# Out west elk hunt.



## cwielock (May 9, 2010)

Ok guys i have a lot of question. My brother is getting back from deployment in June. So I'm wanting to take him and my dad on a elk for some bonding time..lol. I'm thinking to go in 2017. With him getting back in June it won't work this year but you can never start to plan to soon! I think a DIY hunt would be fun. I have done diy duck hunts many times but my dad and brother have never done one.
First? What state would be good? Not looking for giant trophies or anything just for some animals.

2? How much does a diy hunt cost on average? Or maybe even a guided hunt?

3? Lodging. Do you tent camp or rent a house?

I have more questions but will ask later. Thanks


----------



## shanny28757 (Feb 11, 2006)

http://www.gohunt.com/read/skills/budget-101-how-to-hunt-elk-every-year

This article has a different objective, but still somewhat applicable. It will give you an idea of tag and transportation cost depending on the state you hunt. Everything else can be as cheap or expensive as you make it. Bring precooked, portioned meals, backpack in and tent it and it can be inexpensive if you already have all the gear.

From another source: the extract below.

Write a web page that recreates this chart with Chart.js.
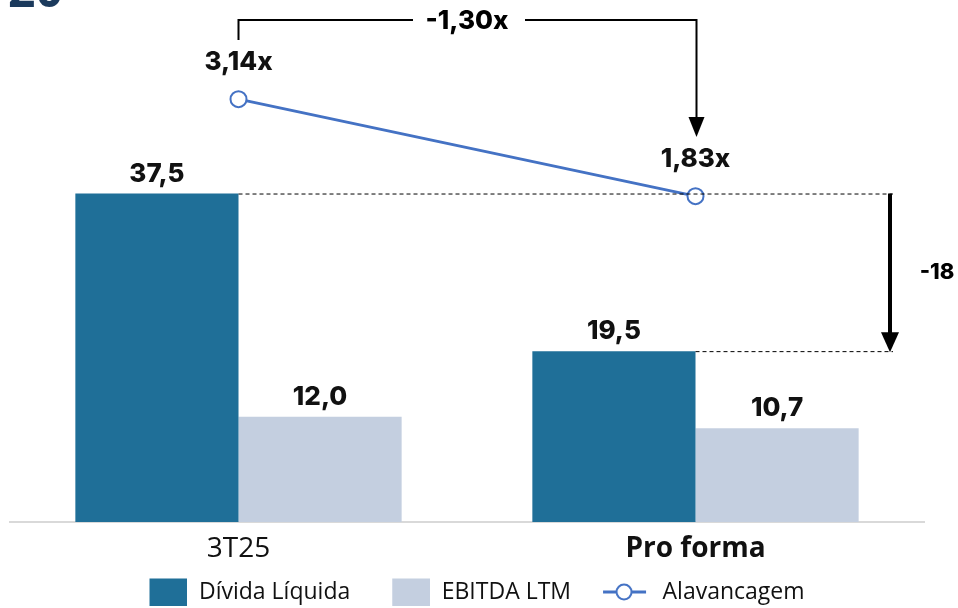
<!DOCTYPE html>
<html>
<head>
<meta charset="utf-8">
<script src="https://cdn.jsdelivr.net/npm/chart.js@4/dist/chart.umd.min.js"></script>
<style>
html,body{margin:0;padding:0;background:#fff;}
#wrap{position:relative;width:958px;height:608px;}
</style>
</head>
<body>
<div id="wrap"><canvas id="c" width="958" height="608"></canvas></div>
<script>
// ---- data ----
const categories = ['3T25', 'Pro forma'];
const dividaLiquida = [37.5, 19.5];
const ebitdaLTM = [12.0, 10.7];
const alavancagem = [3.14, 1.83];
const seriesNames = ['Dívida Líquida', 'EBITDA LTM', 'Alavancagem'];
const leverageDeltaLabel = '-1,30x';
const debtDeltaLabel = '-18';

const C_DARK = '#1F6F98';
const C_LIGHT = '#C4CFE0';
const C_LINE = '#4472C4';
const LABEL_FONT = '800 26px Inter, "Open Sans", sans-serif';
const LEG_W = 78;

function fmt(v, d) { return v.toFixed(d).replace('.', ','); }

function boxImg(color) {
  const cv = document.createElement('canvas');
  cv.width = LEG_W; cv.height = 28;
  const g = cv.getContext('2d');
  g.fillStyle = color; g.fillRect(LEG_W - 38, 0, 38, 28);
  return cv;
}
function lineImg() {
  const cv = document.createElement('canvas');
  cv.width = LEG_W; cv.height = 20;
  const g = cv.getContext('2d');
  g.strokeStyle = C_LINE; g.lineWidth = 3;
  g.beginPath(); g.moveTo(LEG_W - 48, 10); g.lineTo(LEG_W - 5, 10); g.stroke();
  g.beginPath(); g.arc(LEG_W - 27, 10, 7.5, 0, Math.PI * 2);
  g.fillStyle = '#fff'; g.fill(); g.lineWidth = 2; g.stroke();
  return cv;
}

const legendNudge = {
  id: 'legendNudge',
  afterLayout(chart) {
    const lg = chart.legend;
    if (!lg) return;
    lg.left -= 10; lg.right -= 10;
    lg.top += 2; lg.bottom += 2;
  }
};

const annot = {
  id: 'annot',
  afterDatasetsDraw(chart) {
    const ctx = chart.ctx;
    const m0 = chart.getDatasetMeta(0).data;
    const m1 = chart.getDatasetMeta(1).data;
    const m2 = chart.getDatasetMeta(2).data;
    ctx.save();
    // bar value labels
    ctx.fillStyle = '#111';
    ctx.font = LABEL_FONT;
    ctx.textAlign = 'center';
    ctx.textBaseline = 'alphabetic';
    [[m0, dividaLiquida], [m1, ebitdaLTM]].forEach(([els, vals]) => {
      els.forEach((el, i) => ctx.fillText(fmt(vals[i], 1), el.x, el.y - 12));
    });
    // line labels
    m2.forEach((el, i) => ctx.fillText(fmt(alavancagem[i], 2) + 'x', el.x, el.y - 29));

    // dashed guide lines
    const rightX = 893;
    ctx.strokeStyle = '#000'; ctx.lineWidth = 1; ctx.setLineDash([4, 3]);
    ctx.beginPath();
    ctx.moveTo(m0[0].x + m0[0].width / 2, m0[0].y + 0.5); ctx.lineTo(rightX, m0[0].y + 0.5);
    ctx.moveTo(m0[1].x + m0[1].width / 2, m0[1].y + 0.5); ctx.lineTo(rightX, m0[1].y + 0.5);
    ctx.stroke();
    ctx.setLineDash([]);

    // thick down arrow (debt delta)
    const ax = 890;
    ctx.lineWidth = 4; ctx.fillStyle = '#000';
    ctx.beginPath(); ctx.moveTo(ax, m0[0].y); ctx.lineTo(ax, m0[1].y - 16); ctx.stroke();
    ctx.beginPath();
    ctx.moveTo(ax - 9, m0[1].y - 19); ctx.lineTo(ax + 9, m0[1].y - 19); ctx.lineTo(ax, m0[1].y + 1); ctx.closePath(); ctx.fill();
    ctx.font = '800 22px Inter, "Open Sans", sans-serif';
    ctx.textAlign = 'center'; ctx.textBaseline = 'middle';
    ctx.fillText(debtDeltaLabel, 937, (m0[0].y + m0[1].y) / 2);

    // bracket for leverage delta
    const lx = m2[0].x, rx = m2[1].x + 1, by = 20;
    ctx.lineWidth = 2;
    ctx.beginPath();
    ctx.moveTo(lx, 40); ctx.lineTo(lx, by); ctx.lineTo(413, by);
    ctx.moveTo(525, by); ctx.lineTo(rx, by); ctx.lineTo(rx, 120);
    ctx.stroke();
    ctx.beginPath();
    ctx.moveTo(rx - 8, 117); ctx.lineTo(rx + 8, 117); ctx.lineTo(rx, 137); ctx.closePath(); ctx.fill();
    ctx.font = LABEL_FONT;
    ctx.fillText(leverageDeltaLabel, 467, by + 1);

    // clipped heading at the top-left
    ctx.fillStyle = '#1B3A5C';
    ctx.font = 'bold 48px "Open Sans", sans-serif';
    ctx.textAlign = 'left'; ctx.textBaseline = 'alphabetic';
    ctx.fillText('20', 8, 7);
    ctx.restore();
  }
};

new Chart(document.getElementById('c'), {
  data: {
    labels: categories,
    datasets: [
      { type: 'bar', label: seriesNames[0], data: dividaLiquida, backgroundColor: C_DARK, yAxisID: 'y', order: 2,
        categoryPercentage: 0.714, barPercentage: 1.0 },
      { type: 'bar', label: seriesNames[1], data: ebitdaLTM, backgroundColor: C_LIGHT, yAxisID: 'y', order: 2,
        categoryPercentage: 0.714, barPercentage: 1.0 },
      { type: 'line', label: seriesNames[2], data: alavancagem, yAxisID: 'y2', order: 1,
        borderColor: C_LINE, borderWidth: 3, pointRadius: 8, pointBackgroundColor: '#fff',
        pointBorderColor: C_LINE, pointBorderWidth: 2, tension: 0 }
    ]
  },
  options: {
    responsive: false,
    animation: false,
    events: [],
    layout: { padding: { left: 10, right: 34, top: 14, bottom: -3.5 } },
    scales: {
      x: {
        grid: { display: false, drawTicks: false },
        border: { display: true, color: '#D9D9D9', width: 2 },
        ticks: {
          color: '#111', padding: 10.5,
          font: (c) => ({ family: '"Open Sans", sans-serif', size: 28, lineHeight: 1.2, weight: c.index === 1 ? 'bold' : 'normal' })
        }
      },
      y: { display: false, min: 0, max: 58 },
      y2: { display: false, min: -2.57, max: 4.29 }
    },
    plugins: {
      tooltip: { enabled: false },
      legend: {
        position: 'bottom',
        labels: {
          usePointStyle: true,
          pointStyleWidth: LEG_W,
          boxHeight: 23,
          padding: 2,
          color: '#111',
          font: { family: '"Open Sans", sans-serif', size: 23 },
          generateLabels: (chart) => [
            { text: seriesNames[0], pointStyle: boxImg(C_DARK), datasetIndex: 0, lineWidth: 0, fontColor: '#111' },
            { text: seriesNames[1], pointStyle: boxImg(C_LIGHT), datasetIndex: 1, lineWidth: 0, fontColor: '#111' },
            { text: seriesNames[2], pointStyle: lineImg(), datasetIndex: 2, lineWidth: 0, fontColor: '#111' }
          ]
        }
      }
    }
  },
  plugins: [annot, legendNudge]
});
</script>
</body>
</html>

If you go nuts buying gear the sky is the limit. Binos. Spotter. New rifle. Scope. GPS. Knives. Boots. Tent. Pack. Clothing. Etc. You could spend $10k on gear without batting an eye.

I'm in a similar boat as you - doing it for the first time. I will be DIY. I have limited gear for this type of hunt. It hasn't been cheap so far, but I'm trying to buy gear that can serve dual purpose and will last for many many seasons. Still expensive, but at least I can justify it to myself that way haha


----------



## Forest Meister (Mar 7, 2010)

If you are looking for some bonding time have you considered a more relaxed type hunt? Maybe an antelope - mule deer outing? Picking up a PP for both deer and antelope in Wyoming this year should get you onto some pretty decent ground in 2017.

If your heart is set on elk, Colorado is probably the place to start looking, although having an outfitter pack you in someplace in Wyoming or Montana is not out of the question either. 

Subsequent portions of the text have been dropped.